A Consumer Reports investigation found elevated levels of phthalates, a class of plastic-softening chemicals, in one Fairlife product: Core Power High Protein Milk Shake Chocolate, which tested at 20,452 nanograms of total phthalates per serving. Phthalates are endocrine disruptors that can interfere with hormone signaling, and exposure during pregnancy has been linked to developmental concerns in some research.

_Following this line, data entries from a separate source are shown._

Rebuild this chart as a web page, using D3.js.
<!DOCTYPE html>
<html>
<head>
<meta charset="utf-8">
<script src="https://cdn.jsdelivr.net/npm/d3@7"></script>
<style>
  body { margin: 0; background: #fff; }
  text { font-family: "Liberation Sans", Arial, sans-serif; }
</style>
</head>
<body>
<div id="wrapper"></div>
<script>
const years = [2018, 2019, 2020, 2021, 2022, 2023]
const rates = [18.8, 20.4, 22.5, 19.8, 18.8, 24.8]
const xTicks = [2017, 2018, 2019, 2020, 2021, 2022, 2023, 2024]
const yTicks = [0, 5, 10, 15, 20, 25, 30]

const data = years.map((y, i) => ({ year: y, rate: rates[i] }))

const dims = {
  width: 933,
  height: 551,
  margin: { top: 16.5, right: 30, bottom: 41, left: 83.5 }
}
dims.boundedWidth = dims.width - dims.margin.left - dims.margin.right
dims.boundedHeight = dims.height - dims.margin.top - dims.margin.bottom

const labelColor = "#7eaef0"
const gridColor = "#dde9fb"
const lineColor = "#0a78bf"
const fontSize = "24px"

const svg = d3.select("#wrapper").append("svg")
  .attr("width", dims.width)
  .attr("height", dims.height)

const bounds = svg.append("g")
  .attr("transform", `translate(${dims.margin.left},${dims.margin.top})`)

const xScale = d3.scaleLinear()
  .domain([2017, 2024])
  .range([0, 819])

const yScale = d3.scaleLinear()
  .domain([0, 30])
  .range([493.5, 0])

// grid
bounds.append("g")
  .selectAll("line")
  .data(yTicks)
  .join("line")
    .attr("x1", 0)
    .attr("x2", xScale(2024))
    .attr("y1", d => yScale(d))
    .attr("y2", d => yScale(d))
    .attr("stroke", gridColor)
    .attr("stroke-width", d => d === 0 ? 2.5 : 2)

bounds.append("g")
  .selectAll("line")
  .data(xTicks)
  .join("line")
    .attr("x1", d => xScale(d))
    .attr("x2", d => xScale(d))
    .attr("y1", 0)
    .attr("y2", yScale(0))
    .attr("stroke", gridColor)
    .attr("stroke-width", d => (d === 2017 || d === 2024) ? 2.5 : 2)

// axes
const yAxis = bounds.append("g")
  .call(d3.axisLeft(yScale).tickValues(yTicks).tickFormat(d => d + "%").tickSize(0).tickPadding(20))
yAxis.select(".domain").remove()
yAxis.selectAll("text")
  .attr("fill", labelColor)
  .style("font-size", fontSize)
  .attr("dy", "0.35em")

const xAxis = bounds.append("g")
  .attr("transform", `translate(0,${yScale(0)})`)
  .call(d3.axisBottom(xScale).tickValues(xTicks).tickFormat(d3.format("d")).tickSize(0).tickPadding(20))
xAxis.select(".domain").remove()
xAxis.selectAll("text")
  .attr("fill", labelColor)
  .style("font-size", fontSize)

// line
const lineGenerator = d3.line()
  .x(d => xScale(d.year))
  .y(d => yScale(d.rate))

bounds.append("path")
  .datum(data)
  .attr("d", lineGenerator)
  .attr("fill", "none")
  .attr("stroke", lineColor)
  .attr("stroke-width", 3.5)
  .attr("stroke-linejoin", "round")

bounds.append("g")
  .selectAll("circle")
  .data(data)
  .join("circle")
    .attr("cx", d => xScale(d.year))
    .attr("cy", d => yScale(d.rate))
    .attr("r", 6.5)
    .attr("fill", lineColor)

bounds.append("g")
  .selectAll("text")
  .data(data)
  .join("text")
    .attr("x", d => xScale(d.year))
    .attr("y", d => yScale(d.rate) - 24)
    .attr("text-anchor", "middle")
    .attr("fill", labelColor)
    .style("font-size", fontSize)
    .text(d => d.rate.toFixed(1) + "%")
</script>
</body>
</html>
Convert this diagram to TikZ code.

It’s important to note that this finding was specific to the Core Power protein shake, not the standard Fairlife ultra-filtered milk you’d buy in a carton. Phthalate contamination in food typically comes from plastic packaging and processing equipment rather than the food itself, so different products from the same brand can have very different levels. If this concerns you, sticking to Fairlife’s regular ultra-filtered milk (sold in opaque plastic jugs) rather than the single-serve protein shakes is a reasonable precaution. Phthalates are unfortunately widespread across the entire food supply, not unique to any one brand.

Storage and Shelf Life

Because Fairlife is ultra-pasteurized, unopened containers last significantly longer than regular milk: generally 2 to 4 weeks past the printed date in a cool pantry, and up to 1 to 2 months refrigerated. Once you open it, treat it more like regular milk and use it within 7 to 10 days. During pregnancy, err on the shorter side of these windows. If the milk smells off or tastes sour, discard it regardless of the date on the label.

How It Fits Into a Pregnancy Diet

Fairlife works well as a daily milk choice during pregnancy. You get more protein and calcium per glass, less sugar, and no lactose, all from a pasteurized product with a long shelf life. It pairs naturally with the increased nutritional demands of pregnancy without requiring you to drink more volume.

Where Fairlife doesn’t differ meaningfully from regular milk is in its fat content. If your provider has recommended full-fat dairy for fat-soluble vitamin absorption, Fairlife’s whole milk version delivers on that. If you’ve been advised to limit saturated fat, their 2% and fat-free versions exist as well. The filtration process changes the protein, sugar, and mineral profile but leaves the fat options comparable to conventional milk.

The one thing Fairlife cannot replace is variety. No single food covers all your prenatal nutritional needs. It’s a strong dairy choice, but it works best alongside other protein sources, leafy greens for folate, and the iron-rich foods that milk doesn’t provide.